_Stated goal_
Looking at the data below, count the lines that contain the string "chart". Write only the total.

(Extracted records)
════════════════
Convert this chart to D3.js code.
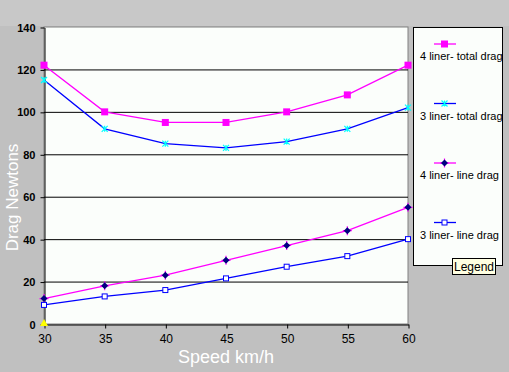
<!DOCTYPE html>
<html>
<head>
<meta charset="utf-8">
<script src="https://cdn.jsdelivr.net/npm/d3@7"></script>
<style>
  body { margin: 0; background: #c0c0c0; }
  svg { display: block; font-family: Arial, "Liberation Sans", sans-serif; }
</style>
</head>
<body>
<svg id="chart" width="509" height="372"></svg>
<script>
// data
const speeds = [30, 35, 40, 45, 50, 55, 60];
const fourTotal = [122, 100, 95, 95, 100, 108, 122];
const threeTotal = [115, 92, 85, 83, 86, 92, 102];
const fourLine = [12, 18, 23, 30, 37, 44, 55];
const threeLine = [9, 13, 16, 21.5, 27, 32, 40];
const strayPoint = [{x: 30, y: 0}];
const yTicks = [0, 20, 40, 60, 80, 100, 120, 140];
const seriesNames = ["4 liner- total drag", "3 liner- total drag", "4 liner- line drag", "3 liner- line drag"];

const series = [
  {name: seriesNames[0], values: fourTotal, color: "#ff00ff", marker: "bigsquare"},
  {name: seriesNames[1], values: threeTotal, color: "#0000ff", marker: "star"},
  {name: seriesNames[2], values: fourLine, color: "#ff00ff", marker: "diamond"},
  {name: seriesNames[3], values: threeLine, color: "#0000ff", marker: "opensquare"}
];

const margin = {top: 27, left: 44, right: 101, bottom: 48};
const W = 509, H = 372;

const svg = d3.select("#chart");

// lighter strip at the top
svg.append("rect").attr("x", 0).attr("y", 0).attr("width", W).attr("height", 26)
  .attr("fill", "#c8c8c8");

const x = d3.scaleLinear().domain([30, 60]).range([margin.left, W - margin.right]);
const y = d3.scaleLinear().domain([0, 140]).range([H - margin.bottom, margin.top]);

// plot area
svg.append("rect")
  .attr("x", x(30)).attr("y", y(140))
  .attr("width", x(60) - x(30)).attr("height", y(0) - y(140))
  .attr("fill", "#fbfefb").attr("stroke", "#808080");

// gridlines
svg.append("g").selectAll("line").data(yTicks.filter(d => d > 0 && d < 140)).join("line")
  .attr("x1", x(30)).attr("x2", x(60))
  .attr("y1", d => y(d) + 0.5).attr("y2", d => y(d) + 0.5)
  .attr("stroke", "#000");

// axes
const yAxis = d3.axisLeft(y).tickValues(yTicks).tickSize(4).tickSizeOuter(0);
const gy = svg.append("g").attr("transform", `translate(${x(30) + 0.5},0.5)`).call(yAxis);
gy.select(".domain").attr("stroke", "#000");
gy.selectAll("text").attr("font-size", 11).attr("font-weight", "bold")
  .attr("font-family", "Arial, sans-serif").attr("fill", "#000").attr("x", -9);

const xAxis = d3.axisBottom(x).tickValues(speeds).tickSize(4).tickSizeOuter(0);
const gx = svg.append("g").attr("transform", `translate(0.5,${y(0) + 0.5})`).call(xAxis);
gx.select(".domain").attr("stroke", "#000");
gx.selectAll("text").attr("font-size", 12).attr("font-family", "Arial, sans-serif")
  .attr("fill", "#000").attr("y", 10);

// titles
svg.append("text")
  .attr("transform", `translate(18,${(y(0) + y(140)) / 2 + 22}) rotate(-90)`)
  .attr("text-anchor", "middle").attr("fill", "#fff").attr("font-size", 17)
  .text("Drag Newtons");

svg.append("text")
  .attr("x", 226).attr("y", 363)
  .attr("text-anchor", "middle").attr("fill", "#fff").attr("font-size", 18)
  .text("Speed km/h");

// lines
const line = d3.line().x((d, i) => x(speeds[i])).y(d => y(d));

function drawMarker(g, type, color) {
  if (type === "bigsquare") {
    g.append("rect").attr("x", -3.5).attr("y", -3.5).attr("width", 7).attr("height", 7)
      .attr("fill", color);
  } else if (type === "star") {
    g.append("path").attr("d", "M-3,-3L3,3M-3,3L3,-3M0,-3L0,3")
      .attr("stroke", "#00ffff").attr("stroke-width", 1.2).attr("fill", "none");
  } else if (type === "diamond") {
    g.append("path").attr("d", "M0,-4.5L0,4.5M-4.5,0L4.5,0")
      .attr("stroke", color).attr("stroke-width", 1.2);
    g.append("path").attr("d", "M0,-3.5L3.5,0L0,3.5L-3.5,0Z").attr("fill", "#000080");
  } else if (type === "opensquare") {
    g.append("rect").attr("x", -2.5).attr("y", -2.5).attr("width", 5).attr("height", 5)
      .attr("fill", "#fff").attr("stroke", color);
  }
}

series.forEach(s => {
  svg.append("path").datum(s.values)
    .attr("d", line).attr("fill", "none").attr("stroke", s.color).attr("stroke-width", 1.3);
  s.values.forEach((v, i) => {
    const g = svg.append("g").attr("transform", `translate(${x(speeds[i])},${y(v)})`);
    drawMarker(g, s.marker, s.color);
  });
});

// stray yellow point
svg.selectAll(".stray").data(strayPoint).join("path")
  .attr("class", "stray")
  .attr("transform", d => `translate(${x(d.x)},${y(d.y) - 1})`)
  .attr("d", "M0,-4L4,3L-4,3Z").attr("fill", "#ffff00");

// legend
const lg = svg.append("g");
lg.append("rect").attr("x", 413.5).attr("y", 27.5).attr("width", 89).attr("height", 238)
  .attr("fill", "#fbfefb").attr("stroke", "#000");
series.forEach((s, i) => {
  const ly = 44 + i * 59.5;
  lg.append("line").attr("x1", 434).attr("x2", 456).attr("y1", ly).attr("y2", ly)
    .attr("stroke", s.color).attr("stroke-width", 1.3);
  drawMarker(lg.append("g").attr("transform", `translate(444.5,${ly})`), s.marker, s.color);
  lg.append("text").attr("x", 420).attr("y", ly + 16).attr("font-size", 11)
    .attr("fill", "#000").text(s.name);
});

// tooltip
const tip = svg.append("g");
tip.append("rect").attr("x", 452.5).attr("y", 258.5).attr("width", 43).attr("height", 16)
  .attr("fill", "#ffffe1").attr("stroke", "#000");
tip.append("text").attr("x", 474).attr("y", 271).attr("text-anchor", "middle")
  .attr("font-size", 12).attr("fill", "#000").text("Legend");
</script>
</body>
</html>
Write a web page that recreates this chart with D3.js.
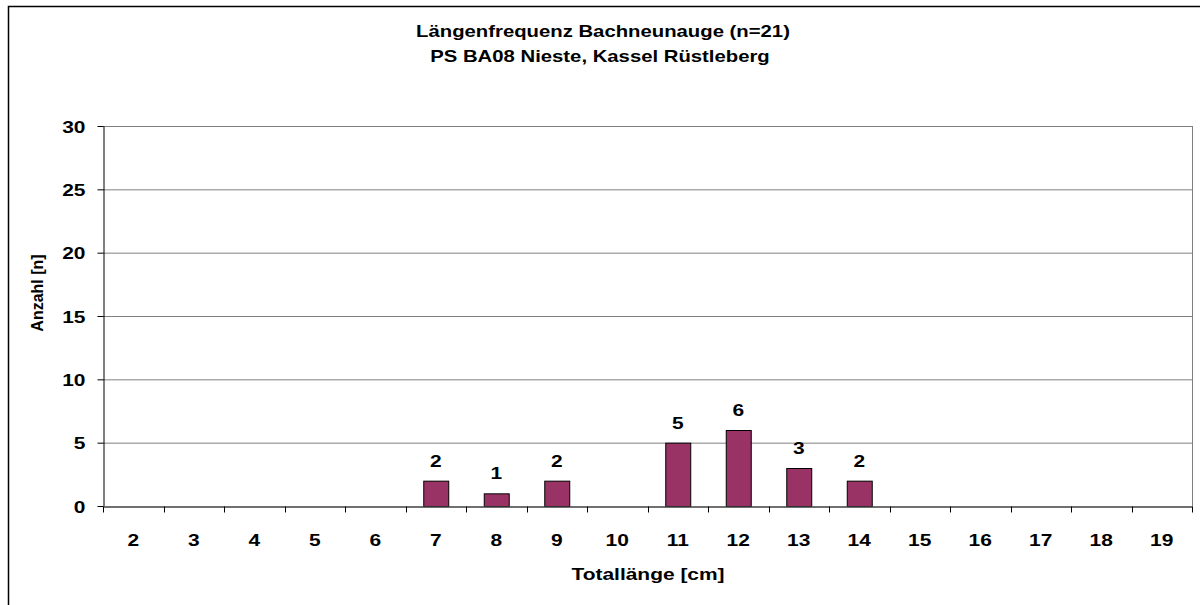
<!DOCTYPE html>
<html>
<head>
<meta charset="utf-8">
<script src="https://cdn.jsdelivr.net/npm/d3@7"></script>
<style>
  body { margin: 0; background: #fff; }
  text { font-family: "Liberation Sans", Arial, sans-serif; font-weight: bold; }
</style>
</head>
<body>
<script>
// chart data
const categories = ['2', '3', '4', '5', '6', '7', '8', '9', '10', '11', '12', '13', '14', '15', '16', '17', '18', '19'];
const counts = [null, null, null, null, null, 2, 1, 2, null, 5, 6, 3, 2, null, null, null, null, null];
const yTicks = [0, 5, 10, 15, 20, 25, 30];
const titleLines = ['Längenfrequenz Bachneunauge (n=21)', 'PS BA08 Nieste, Kassel Rüstleberg'];
const xTitle = 'Totallänge [cm]';
const yTitle = 'Anzahl [n]';

const data = categories.map((c, i) => ({ cat: c, value: counts[i] }));

// the picture is stretched sideways, so the text is too
const stretch = 1.27;

const plot = { left: 103, right: 1192, top: 126, bottom: 506 };

const svg = d3.select('body').append('svg')
  .attr('width', 1200)
  .attr('height', 605);

// outer frame (runs off the right and bottom edge)
svg.append('rect')
  .attr('x', 8.5)
  .attr('y', 6.5)
  .attr('width', 1250)
  .attr('height', 700)
  .attr('fill', '#fff')
  .attr('stroke', '#000')
  .attr('stroke-width', 1.5);

// set the ranges
const x = d3.scaleBand()
  .domain(categories)
  .range([plot.left, plot.right])
  .paddingInner(0.587)
  .paddingOuter(0.587 / 2);

const y = d3.scaleLinear()
  .domain([0, 30])
  .range([plot.bottom, plot.top]);

// gridlines
svg.append('g')
  .selectAll('line')
  .data(yTicks.filter(d => d > 0))
  .enter().append('line')
  .attr('x1', plot.left)
  .attr('x2', plot.right)
  .attr('y1', d => y(d) + 0.5)
  .attr('y2', d => y(d) + 0.5)
  .attr('stroke', '#808080')
  .attr('stroke-width', 1);

// right border of the plot area
svg.append('line')
  .attr('x1', plot.right + 0.5)
  .attr('x2', plot.right + 0.5)
  .attr('y1', plot.top)
  .attr('y2', plot.bottom)
  .attr('stroke', '#808080');

// bars
svg.selectAll('.bar')
  .data(data.filter(d => d.value !== null))
  .enter().append('rect')
  .attr('class', 'bar')
  .attr('x', d => x(d.cat) + 0.5)
  .attr('width', x.bandwidth())
  .attr('y', d => y(d.value) + 0.5)
  .attr('height', d => y(0) - y(d.value))
  .attr('fill', '#993366')
  .attr('stroke', '#000')
  .attr('stroke-width', 1);

// stretched text helper
function label(g, tx, ty, str, size, anchor) {
  return g.append('text')
    .attr('transform', `translate(${tx},${ty}) scale(${stretch},1)`)
    .attr('text-anchor', anchor || 'middle')
    .style('font-size', `${size}px`)
    .text(str);
}

// value labels
data.filter(d => d.value !== null).forEach((d) => {
  label(svg, x(d.cat) + x.bandwidth() / 2, y(d.value) - 14, d.value, 16.5);
});

// y axis
const yAxis = svg.append('g')
  .attr('transform', `translate(${plot.left + 0.5},0)`)
  .call(d3.axisLeft(y).tickValues(yTicks).tickSize(6).tickSizeOuter(0));
yAxis.select('.domain').attr('stroke', '#000');
yAxis.selectAll('.tick line').attr('stroke', '#000');
yAxis.selectAll('.tick text')
  .attr('x', null)
  .attr('dy', null)
  .attr('y', 6)
  .attr('transform', `translate(-18,0) scale(${stretch},1)`)
  .attr('fill', '#000')
  .style('font-size', '16.5px');

// x axis: labels centred in the bands, ticks between categories
const xAxis = svg.append('g')
  .attr('transform', `translate(0,${plot.bottom + 0.5})`)
  .call(d3.axisBottom(x).tickSize(0).tickSizeOuter(0));
xAxis.select('.domain').attr('stroke', '#404040').attr('stroke-width', 1.5);
xAxis.selectAll('.tick text')
  .attr('y', null)
  .attr('dy', null)
  .attr('transform', `translate(0,39) scale(${stretch},1)`)
  .attr('fill', '#000')
  .style('font-size', '16.5px');

xAxis.selectAll('.sep')
  .data(categories.concat(['end']))
  .enter().append('line')
  .attr('class', 'sep')
  .attr('x1', (d, i) => Math.round(plot.left + i * x.step()) + 0.5)
  .attr('x2', (d, i) => Math.round(plot.left + i * x.step()) + 0.5)
  .attr('y1', 0)
  .attr('y2', 6)
  .attr('stroke', '#000');

// titles
label(svg, 603, 37, titleLines[0], 16);
label(svg, 600, 62, titleLines[1], 16);
label(svg, 648, 580, xTitle, 16.5);

svg.append('text')
  .attr('transform', 'translate(43,293) rotate(-90)')
  .attr('text-anchor', 'middle')
  .style('font-size', '16px')
  .text(yTitle);
</script>
</body>
</html>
════════════════
_Task answer_
5